The gangs have intimidated many potential customers on weekend nights after about 10, when most movies let out, the merchants said.

“There’ve been several fights,” said the manager of a Broxton Avenue store, who asked that his name not be used. “It’s gotten continually worse. It’s like a mob scene every weekend.”

The manager said a young man who appeared to be a gang member recently barged into the store and threw a magazine rack at another man during a fight. The throng of loitering youths outside his store regularly cuts into his business by intimidating potential customers, he said.

Martin Hsieh, owner of Swensen’s Ice Cream Factory on Broxton, said he has noticed more people who he thought were gang members standing outside his store in the last year.

“People considered Westwood one of the safest places,” he said. “Now, it’s no longer.

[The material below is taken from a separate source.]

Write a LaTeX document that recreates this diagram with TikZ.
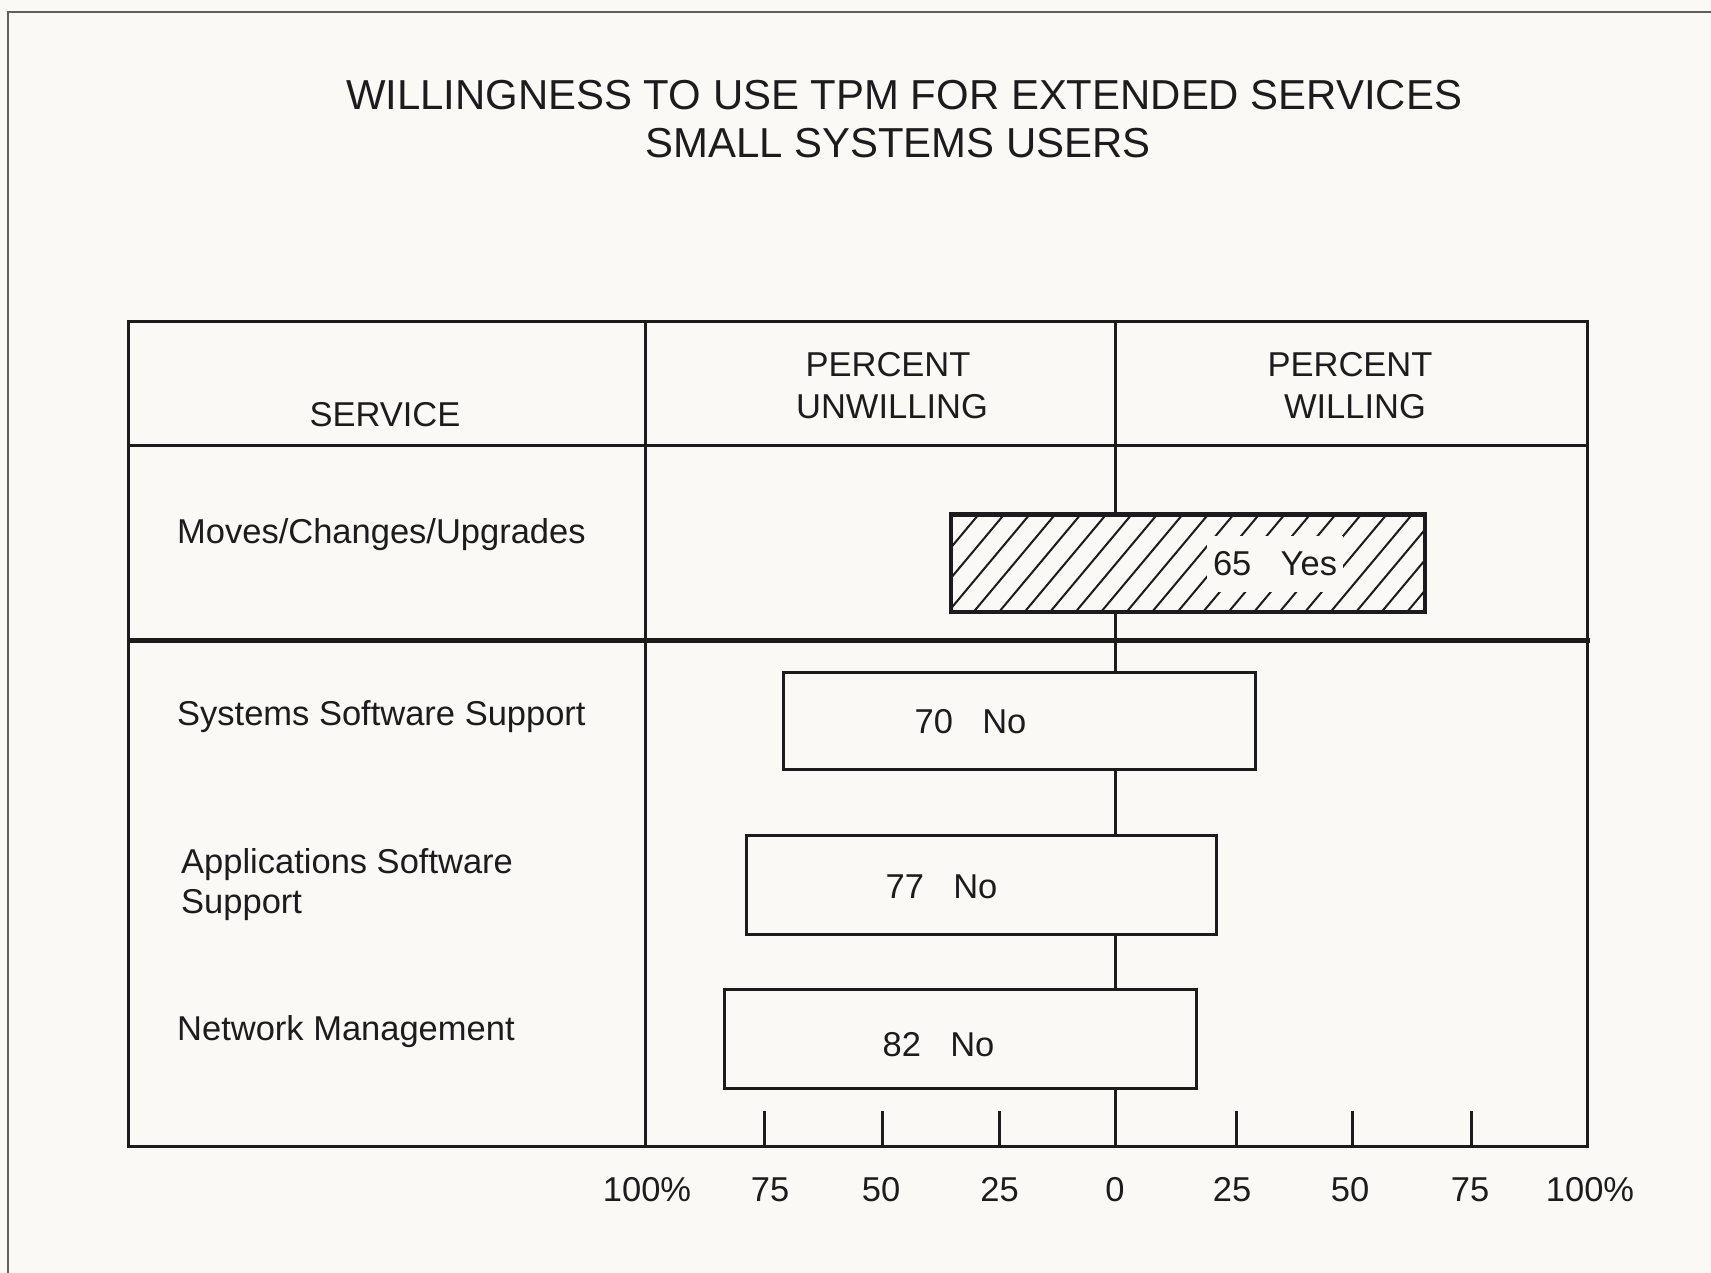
\documentclass[tikz,border=0pt]{standalone}
\usepackage{fontspec}
\setmainfont{Liberation Sans}
\definecolor{paper}{RGB}{250,249,246}
\definecolor{ink}{RGB}{30,27,30}
\definecolor{framegray}{RGB}{95,95,95}

\begin{document}
\begin{tikzpicture}[x=1pt,y=-1pt,
  txt/.style={font=\fontsize{34.5}{40}\selectfont, text=ink, inner sep=0pt, anchor=base},
  ttl/.style={font=\fontsize{41.9}{48}\selectfont, text=ink, inner sep=0pt, anchor=base},
  rulethin/.style={draw=ink, line width=3pt},
  rulethick/.style={draw=ink, line width=5pt},
  barbox/.style={draw=ink, line width=3pt, fill=paper, inner sep=0pt},
  hatchline/.style={draw=ink, line width=2pt},
  tickmark/.style={draw=ink, line width=3pt},
  axislabel/.style={txt, anchor=base}
]
% page and outer frame
\fill[paper] (0,0) rectangle (1711,1273);
\useasboundingbox (0,0) rectangle (1711,1273);
\draw[framegray, line width=1.5pt] (1711,12) -- (8,12) -- (8,1273);

% title
\node[ttl] (title1) at (904,110) {WILLINGNESS TO USE TPM FOR EXTENDED SERVICES};
\node[ttl] (title2) at (898,158) {SMALL SYSTEMS USERS};

% table frame
\coordinate (tl) at (128,322);
\coordinate (br) at (1587,1146);
\draw[rulethin] (tl) rectangle (br);
\draw[rulethin] (128,445) -- (1587,445);
\draw[rulethick] (128,640) -- (1590,640);
\draw[rulethin] (645,322) -- (645,1146);
\draw[rulethin] (1115,322) -- (1115,1146);

% header texts
\node[txt] (hservice) at (385,426) {SERVICE};
\node[txt] (hpct1) at (888,376) {PERCENT};
\node[txt] (hunw) at (892,418) {UNWILLING};
\node[txt] (hpct2) at (1350,376) {PERCENT};
\node[txt] (hwil) at (1355,418) {WILLING};

% row labels
\node[txt, anchor=base west] (r1) at (177,543) {Moves/Changes/Upgrades};
\node[txt, anchor=base west] (r2) at (177,725) {Systems Software Support};
\node[txt, anchor=base west] (r3a) at (181,873) {Applications Software};
\node[txt, anchor=base west] (r3b) at (181,913) {Support};
\node[txt, anchor=base west] (r4) at (177,1040) {Network Management};

% hatched bar: willing
\node[barbox, minimum width=472.5pt, minimum height=96pt] (yesbar) at (1187.75,563) {};
\begin{scope}
  \clip (yesbar.south west) rectangle (yesbar.north east);
  \foreach \i in {0,...,24} {
    \draw[hatchline] ({951.5-80+\i*25.5},612) -- ++(82,-98);
  }
\end{scope}
\draw[ink, line width=3pt] (yesbar.south west) rectangle (yesbar.north east);
\node[txt, anchor=center, fill=paper, inner xsep=6pt, minimum height=56pt] (yeslbl) at (1275,564) {65\hspace{0.85em}Yes};

% plain bars: unwilling
\node[barbox, minimum width=471.5pt, minimum height=97pt] (bar2) at (1019.25,720.5) {};
\node[txt] (lbl2) at (970.5,733) {70\hspace{0.85em}No};

\node[barbox, minimum width=470.5pt, minimum height=99pt] (bar3) at (981.5,884.5) {};
\node[txt] (lbl3) at (941.5,898) {77\hspace{0.85em}No};

\node[barbox, minimum width=471.5pt, minimum height=99pt] (bar4) at (960.5,1038.5) {};
\node[txt] (lbl4) at (938.5,1056) {82\hspace{0.85em}No};

% tick marks
\foreach \tx in {764,882,999.5,1236,1352,1471} {
  \draw[tickmark] (\tx,1111) -- (\tx,1146);
}

% axis labels
\node[axislabel] (a1) at (647,1201) {100\%};
\node[axislabel] (a2) at (770,1201) {75};
\node[axislabel] (a3) at (881,1201) {50};
\node[axislabel] (a4) at (999.5,1201) {25};
\node[axislabel] (a5) at (1115,1201) {0};
\node[axislabel] (a6) at (1232,1201) {25};
\node[axislabel] (a7) at (1350,1201) {50};
\node[axislabel] (a8) at (1470,1201) {75};
\node[axislabel] (a9) at (1590,1201) {100\%};
\end{tikzpicture}
\end{document}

We depend on the visitors. If the place is not safe, they will not come. I hope this will stop.”

Like many Broxton Avenue merchants, Hsieh said that on weekend evenings, youths hang out near his store, blocking the entrance. It was only yards from his restaurant that the shooting occurred last Saturday. His was one of several businesses to which panicked bystanders fled when the shooting broke out about 10:45 p.m.

Advertisement

Dramatic Decline

The owner of a restaurant on Gayley Avenue, who asked that his name not be used, said he has noticed a dramatic decline in the quality of the village in the 10 years he has been in business.

“We’ve had a lot of people complain that they don’t want to come into Westwood after 10 p.m. because the crowd changes,” he said. “As far as I’m concerned, Westwood is the only place of its kind in L. A., and if they don’t start doing something about it, they’re going to lose the atmosphere.”

A former manager of a Broxton Avenue store attributed the village’s decline to the proliferation of movie theaters in the last decade.

“If they really wanted to get rid of the problem, they would get rid of the theaters,” he said. “You don’t have gangs hanging around bookstores.”

Manzoor and several other merchants said a car ban enacted in the village in June, 1986, to curtail cruising on weekend nights has actually increased crime by encouraging loitering by pedestrians.

Shoplifting Woes

“Cars are not the weapon,” Manzoor said. “They (gang members) carry the weapons.”

Saltzman said he does not see a connection between the car ban and any increase in gang activity. He said the biggest problem in the village is not gangs, but shoplifting and auto thefts.

Advertisement

He said a Chamber of Commerce survey two years ago claimed that shoplifting in the village was 30% higher than figures compiled by police. The discrepancy, he said, was due to the fact that many merchants do not report minor shoplifting incidents to the police.

The Westwood Village Merchants Assn., which represents 115 merchants, is offering a $10,000 reward for information leading to the arrest of a suspect in Saturday night’s shooting. On Tuesday, Yaroslavsky introduced a City Council motion calling for a $25,000 reward. The council is expected to consider the matter on Friday.

“I’m mad as can be,” said Dori Pye, president of the Los Angeles West Chamber of Commerce. “Gangs had better not come into Westwood. Police are gong to work very hard on weekends to assure that this sort of tragedy will not happen again.”